A recent study has shown that losartan, an AT1-receptor antagonist, interacts with thromboxane A2 (TxA2)/prostaglandin H2 (PGH2) receptors in human platelets. The aim of the present study was to analyse the ability of different angiotensin II (Ang II) AT1-receptor antagonists to inhibit TxA2-dependent human platelet activation. Platelets were obtained from healthy volunteers and were stimulated with the thromboxane A2 analogue, U46619 (10-6 mol/L). U46619-stimulated platelet activation was significantly reduced by losartan in a dose-dependent manner. Only maximal doses of valsartan (5x10-6 mol/L), reduced U46619-induced platelet activation. The active form of candesartan cilexetil, candesartan (CV-11974), failed to modify platelet activation. Losartan reduced the binding of [3H]-U46619 to platelets, an effect that was observed to a lesser extent with valsartan but not with CV-11974. These results suggest that, whilst some AT1-receptor antagonists reduce TxA2-dependent human platelet activation, it is not a feature common to all AT1 antagonists.

Inhibition of platelet activation in stroke-prone spontaneously hypertensive rats: comparison of losartan, candesartan, and valsartan.

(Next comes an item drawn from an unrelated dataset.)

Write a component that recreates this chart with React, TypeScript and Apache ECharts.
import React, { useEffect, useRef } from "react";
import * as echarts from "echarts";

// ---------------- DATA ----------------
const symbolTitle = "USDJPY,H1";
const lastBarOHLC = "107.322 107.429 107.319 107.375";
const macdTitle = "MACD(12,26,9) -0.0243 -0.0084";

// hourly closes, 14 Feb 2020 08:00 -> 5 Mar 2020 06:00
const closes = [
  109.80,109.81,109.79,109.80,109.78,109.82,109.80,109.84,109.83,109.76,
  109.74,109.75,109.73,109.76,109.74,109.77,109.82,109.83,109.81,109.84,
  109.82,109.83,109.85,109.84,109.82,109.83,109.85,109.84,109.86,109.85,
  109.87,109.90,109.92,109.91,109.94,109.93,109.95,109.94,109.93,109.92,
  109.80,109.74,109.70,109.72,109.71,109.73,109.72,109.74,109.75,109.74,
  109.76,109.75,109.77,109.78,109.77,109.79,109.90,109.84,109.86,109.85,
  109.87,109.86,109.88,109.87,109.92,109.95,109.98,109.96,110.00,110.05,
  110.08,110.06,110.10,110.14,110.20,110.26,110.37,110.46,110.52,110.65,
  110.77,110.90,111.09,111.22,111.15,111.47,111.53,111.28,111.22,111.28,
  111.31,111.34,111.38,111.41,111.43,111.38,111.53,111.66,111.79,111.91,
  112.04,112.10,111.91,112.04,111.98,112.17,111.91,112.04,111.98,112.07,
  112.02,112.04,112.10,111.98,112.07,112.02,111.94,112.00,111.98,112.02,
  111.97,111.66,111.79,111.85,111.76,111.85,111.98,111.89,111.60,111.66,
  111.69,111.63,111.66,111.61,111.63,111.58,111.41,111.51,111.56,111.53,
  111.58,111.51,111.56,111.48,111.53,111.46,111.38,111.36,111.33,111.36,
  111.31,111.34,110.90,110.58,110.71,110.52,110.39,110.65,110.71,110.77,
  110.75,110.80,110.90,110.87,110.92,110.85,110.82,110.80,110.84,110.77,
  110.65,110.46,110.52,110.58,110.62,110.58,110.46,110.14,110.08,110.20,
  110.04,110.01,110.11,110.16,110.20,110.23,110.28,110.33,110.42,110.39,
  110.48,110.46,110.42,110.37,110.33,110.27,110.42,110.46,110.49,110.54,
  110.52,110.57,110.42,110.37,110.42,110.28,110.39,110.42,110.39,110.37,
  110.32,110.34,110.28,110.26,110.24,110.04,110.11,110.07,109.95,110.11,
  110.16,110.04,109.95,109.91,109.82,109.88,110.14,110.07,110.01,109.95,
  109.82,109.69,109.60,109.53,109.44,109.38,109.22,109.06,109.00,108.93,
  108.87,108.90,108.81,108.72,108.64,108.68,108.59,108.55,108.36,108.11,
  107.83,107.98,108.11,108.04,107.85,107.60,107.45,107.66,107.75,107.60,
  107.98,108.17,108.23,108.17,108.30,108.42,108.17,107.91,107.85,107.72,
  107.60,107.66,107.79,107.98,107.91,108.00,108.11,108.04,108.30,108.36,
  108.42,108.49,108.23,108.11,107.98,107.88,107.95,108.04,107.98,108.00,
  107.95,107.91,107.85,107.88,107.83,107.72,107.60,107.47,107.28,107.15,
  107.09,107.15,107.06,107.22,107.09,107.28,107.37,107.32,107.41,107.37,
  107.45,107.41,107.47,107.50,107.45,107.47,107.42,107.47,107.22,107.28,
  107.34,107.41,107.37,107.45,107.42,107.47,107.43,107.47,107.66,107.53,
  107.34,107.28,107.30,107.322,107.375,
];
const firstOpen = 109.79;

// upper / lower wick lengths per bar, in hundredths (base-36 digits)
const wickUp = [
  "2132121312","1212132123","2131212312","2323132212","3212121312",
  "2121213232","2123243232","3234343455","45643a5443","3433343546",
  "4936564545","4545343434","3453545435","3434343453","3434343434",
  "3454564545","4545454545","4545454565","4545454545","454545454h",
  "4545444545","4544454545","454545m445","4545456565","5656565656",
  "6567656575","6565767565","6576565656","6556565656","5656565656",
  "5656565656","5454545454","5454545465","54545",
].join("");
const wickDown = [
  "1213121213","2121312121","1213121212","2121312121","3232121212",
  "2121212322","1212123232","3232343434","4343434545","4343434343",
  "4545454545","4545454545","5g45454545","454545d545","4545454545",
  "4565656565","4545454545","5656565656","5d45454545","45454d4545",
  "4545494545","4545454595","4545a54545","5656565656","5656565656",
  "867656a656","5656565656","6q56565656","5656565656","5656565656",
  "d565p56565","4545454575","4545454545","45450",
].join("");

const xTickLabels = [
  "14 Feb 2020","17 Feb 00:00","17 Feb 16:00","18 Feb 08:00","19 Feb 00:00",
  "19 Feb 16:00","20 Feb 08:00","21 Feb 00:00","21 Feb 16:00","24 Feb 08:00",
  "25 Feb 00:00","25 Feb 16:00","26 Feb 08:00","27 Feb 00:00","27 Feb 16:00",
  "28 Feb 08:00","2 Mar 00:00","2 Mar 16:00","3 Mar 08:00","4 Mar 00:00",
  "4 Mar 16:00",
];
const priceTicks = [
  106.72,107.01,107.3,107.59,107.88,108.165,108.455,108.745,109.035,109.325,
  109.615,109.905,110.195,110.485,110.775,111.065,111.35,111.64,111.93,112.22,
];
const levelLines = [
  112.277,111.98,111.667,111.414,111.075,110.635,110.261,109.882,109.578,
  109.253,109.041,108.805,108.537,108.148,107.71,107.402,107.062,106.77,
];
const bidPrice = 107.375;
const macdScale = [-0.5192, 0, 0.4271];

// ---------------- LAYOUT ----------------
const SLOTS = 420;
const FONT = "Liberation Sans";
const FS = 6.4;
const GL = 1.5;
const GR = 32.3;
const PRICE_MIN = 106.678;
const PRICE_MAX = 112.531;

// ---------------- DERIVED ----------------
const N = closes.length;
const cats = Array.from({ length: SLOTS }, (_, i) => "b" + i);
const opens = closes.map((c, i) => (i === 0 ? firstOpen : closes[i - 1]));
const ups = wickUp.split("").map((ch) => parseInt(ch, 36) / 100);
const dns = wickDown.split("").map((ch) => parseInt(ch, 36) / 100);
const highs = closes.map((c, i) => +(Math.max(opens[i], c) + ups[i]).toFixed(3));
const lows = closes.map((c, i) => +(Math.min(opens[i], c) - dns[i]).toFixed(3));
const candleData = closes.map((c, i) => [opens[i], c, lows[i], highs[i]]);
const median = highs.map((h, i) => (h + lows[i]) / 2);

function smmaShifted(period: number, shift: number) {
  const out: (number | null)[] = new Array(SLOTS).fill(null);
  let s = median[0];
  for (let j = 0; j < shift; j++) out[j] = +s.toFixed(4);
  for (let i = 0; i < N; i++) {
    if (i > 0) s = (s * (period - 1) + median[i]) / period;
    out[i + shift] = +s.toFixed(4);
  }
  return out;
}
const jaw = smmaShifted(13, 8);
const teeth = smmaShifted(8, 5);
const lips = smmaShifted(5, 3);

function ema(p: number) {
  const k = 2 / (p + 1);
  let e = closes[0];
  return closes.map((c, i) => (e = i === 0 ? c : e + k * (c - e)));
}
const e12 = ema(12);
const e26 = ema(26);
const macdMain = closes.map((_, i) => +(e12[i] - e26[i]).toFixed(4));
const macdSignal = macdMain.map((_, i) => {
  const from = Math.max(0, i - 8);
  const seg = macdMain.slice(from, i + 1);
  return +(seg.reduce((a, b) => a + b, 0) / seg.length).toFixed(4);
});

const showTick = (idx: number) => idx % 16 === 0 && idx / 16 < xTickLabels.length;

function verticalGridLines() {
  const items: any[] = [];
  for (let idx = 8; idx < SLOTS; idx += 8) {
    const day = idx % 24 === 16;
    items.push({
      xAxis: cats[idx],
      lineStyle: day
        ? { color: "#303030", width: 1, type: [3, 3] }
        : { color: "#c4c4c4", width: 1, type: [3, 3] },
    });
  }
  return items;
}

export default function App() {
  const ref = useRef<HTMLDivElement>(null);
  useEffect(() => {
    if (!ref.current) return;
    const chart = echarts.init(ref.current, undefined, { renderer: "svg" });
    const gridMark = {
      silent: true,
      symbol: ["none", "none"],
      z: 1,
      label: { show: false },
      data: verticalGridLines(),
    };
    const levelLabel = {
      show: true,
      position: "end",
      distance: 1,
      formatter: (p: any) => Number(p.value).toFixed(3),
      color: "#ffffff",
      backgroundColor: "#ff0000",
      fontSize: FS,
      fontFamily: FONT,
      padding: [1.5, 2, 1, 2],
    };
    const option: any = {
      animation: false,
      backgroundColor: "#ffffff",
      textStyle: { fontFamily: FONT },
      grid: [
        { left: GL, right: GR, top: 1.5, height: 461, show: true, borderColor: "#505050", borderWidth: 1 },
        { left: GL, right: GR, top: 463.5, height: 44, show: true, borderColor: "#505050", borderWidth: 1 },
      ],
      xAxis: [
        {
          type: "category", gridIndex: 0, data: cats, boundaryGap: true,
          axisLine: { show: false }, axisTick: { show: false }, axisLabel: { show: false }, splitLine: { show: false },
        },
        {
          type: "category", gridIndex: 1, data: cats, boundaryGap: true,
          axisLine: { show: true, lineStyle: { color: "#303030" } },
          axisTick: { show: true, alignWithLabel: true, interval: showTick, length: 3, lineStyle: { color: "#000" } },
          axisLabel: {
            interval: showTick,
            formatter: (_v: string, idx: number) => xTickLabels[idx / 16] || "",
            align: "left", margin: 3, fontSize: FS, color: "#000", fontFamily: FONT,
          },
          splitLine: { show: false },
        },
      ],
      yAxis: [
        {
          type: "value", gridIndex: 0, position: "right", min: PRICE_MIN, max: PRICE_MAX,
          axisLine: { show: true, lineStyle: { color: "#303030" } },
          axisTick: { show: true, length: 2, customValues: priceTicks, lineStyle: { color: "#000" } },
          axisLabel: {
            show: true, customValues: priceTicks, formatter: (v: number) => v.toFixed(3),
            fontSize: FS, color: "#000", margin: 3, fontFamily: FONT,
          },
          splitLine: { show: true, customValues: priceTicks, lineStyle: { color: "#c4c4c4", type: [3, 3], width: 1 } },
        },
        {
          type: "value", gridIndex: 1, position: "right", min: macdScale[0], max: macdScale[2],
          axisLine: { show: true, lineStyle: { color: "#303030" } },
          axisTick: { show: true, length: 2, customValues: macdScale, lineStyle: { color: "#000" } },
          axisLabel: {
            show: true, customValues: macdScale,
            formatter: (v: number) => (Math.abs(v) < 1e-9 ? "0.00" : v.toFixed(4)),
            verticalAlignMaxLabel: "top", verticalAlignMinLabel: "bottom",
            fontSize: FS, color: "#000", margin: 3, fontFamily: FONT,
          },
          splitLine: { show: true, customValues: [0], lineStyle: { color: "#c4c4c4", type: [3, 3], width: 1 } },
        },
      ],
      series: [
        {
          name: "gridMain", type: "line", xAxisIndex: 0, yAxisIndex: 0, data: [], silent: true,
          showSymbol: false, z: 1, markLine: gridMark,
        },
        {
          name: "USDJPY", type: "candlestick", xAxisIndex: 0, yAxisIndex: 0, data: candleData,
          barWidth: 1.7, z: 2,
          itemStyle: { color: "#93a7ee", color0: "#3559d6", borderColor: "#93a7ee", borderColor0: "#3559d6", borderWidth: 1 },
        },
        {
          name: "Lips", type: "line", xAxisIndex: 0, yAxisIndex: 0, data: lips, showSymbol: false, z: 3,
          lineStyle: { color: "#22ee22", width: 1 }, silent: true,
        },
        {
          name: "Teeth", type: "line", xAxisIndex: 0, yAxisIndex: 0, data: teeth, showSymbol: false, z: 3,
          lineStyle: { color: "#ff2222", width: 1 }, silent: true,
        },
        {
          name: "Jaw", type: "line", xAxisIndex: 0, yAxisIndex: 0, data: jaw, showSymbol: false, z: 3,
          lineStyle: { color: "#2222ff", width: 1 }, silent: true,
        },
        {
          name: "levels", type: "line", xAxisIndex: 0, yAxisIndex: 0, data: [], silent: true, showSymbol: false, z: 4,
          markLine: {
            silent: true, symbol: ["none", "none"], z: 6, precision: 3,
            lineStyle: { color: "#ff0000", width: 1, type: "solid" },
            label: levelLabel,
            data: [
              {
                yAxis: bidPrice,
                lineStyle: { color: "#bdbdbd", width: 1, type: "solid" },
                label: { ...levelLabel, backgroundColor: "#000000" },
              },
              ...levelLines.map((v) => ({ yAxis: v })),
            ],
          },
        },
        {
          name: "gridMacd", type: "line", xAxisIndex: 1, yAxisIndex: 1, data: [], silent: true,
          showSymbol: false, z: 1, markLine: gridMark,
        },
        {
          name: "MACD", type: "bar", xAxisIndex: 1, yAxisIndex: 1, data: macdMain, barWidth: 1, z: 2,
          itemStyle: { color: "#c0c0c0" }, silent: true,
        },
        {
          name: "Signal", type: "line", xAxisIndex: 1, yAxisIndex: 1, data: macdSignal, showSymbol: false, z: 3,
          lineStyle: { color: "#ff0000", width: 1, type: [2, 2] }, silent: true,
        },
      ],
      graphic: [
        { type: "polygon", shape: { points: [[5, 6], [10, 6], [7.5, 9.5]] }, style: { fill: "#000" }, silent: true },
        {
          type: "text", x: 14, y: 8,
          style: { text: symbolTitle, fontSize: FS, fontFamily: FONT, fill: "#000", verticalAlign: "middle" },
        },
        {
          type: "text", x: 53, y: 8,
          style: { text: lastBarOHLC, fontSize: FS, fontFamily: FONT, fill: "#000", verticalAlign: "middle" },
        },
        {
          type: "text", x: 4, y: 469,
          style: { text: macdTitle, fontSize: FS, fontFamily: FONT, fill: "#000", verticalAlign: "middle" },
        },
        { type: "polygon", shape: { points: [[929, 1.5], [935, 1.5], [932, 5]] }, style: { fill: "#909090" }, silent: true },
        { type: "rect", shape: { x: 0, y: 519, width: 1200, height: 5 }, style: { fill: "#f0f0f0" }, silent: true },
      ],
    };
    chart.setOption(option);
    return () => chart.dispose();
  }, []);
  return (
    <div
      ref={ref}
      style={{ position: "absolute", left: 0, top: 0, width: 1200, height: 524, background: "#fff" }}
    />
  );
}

In vitro studies have suggested that losartan interacts with the thromboxane (TxA2)/ prostaglandin H2 (PGH2) receptor in human platelets, reducing TxA2-dependent platelet activation. The aim of this study was to evaluate the effect of different angiotensin II type 1 receptor antagonists in stroke-prone spontaneously hypertensive rats (SHRSP). The level of platelet activation was assessed by determining P-selectin expression in platelets by flow cytometry. The ex vivo adhesion of platelets was also analyzed. The number of platelets that expressed P-selectin in SPSHR was significantly increased (% P-selectin expression: WKY 4 ± 0, 4%; SHRSP 15.5 ± 0, 8% [n = 8], p < 0.05). In SHRSP receiving losartan (20 mg/kg body weight per day) the percentage of platelets expressing P-selectin fell to levels close to that observed in WKY. The number of platelets from SHRSP treated with valsartan and candesartan (20 mg/kg body weight per day for 14 days) that expressed P-selectin was not significantly different from those from untreated SPRHR. Only losartan treatment reduced ex vivo platelet adhesion to a synthetic surface. The antiplatelet effect of losartan does not appear to be related to the level of blood pressure reduction. In ex vivo experiments, losartan significantly reduced the binding of the radiolabeled TxA2 agonist U46619 to platelets obtained from SHRSP in a dose-dependent manner. Treatment with losartan reduced the number of activated platelets in SHRSP independently of its blood pressure effects. TxA2-receptor blockade is proposed as a mechanism by which losartan can prevent platelet activation.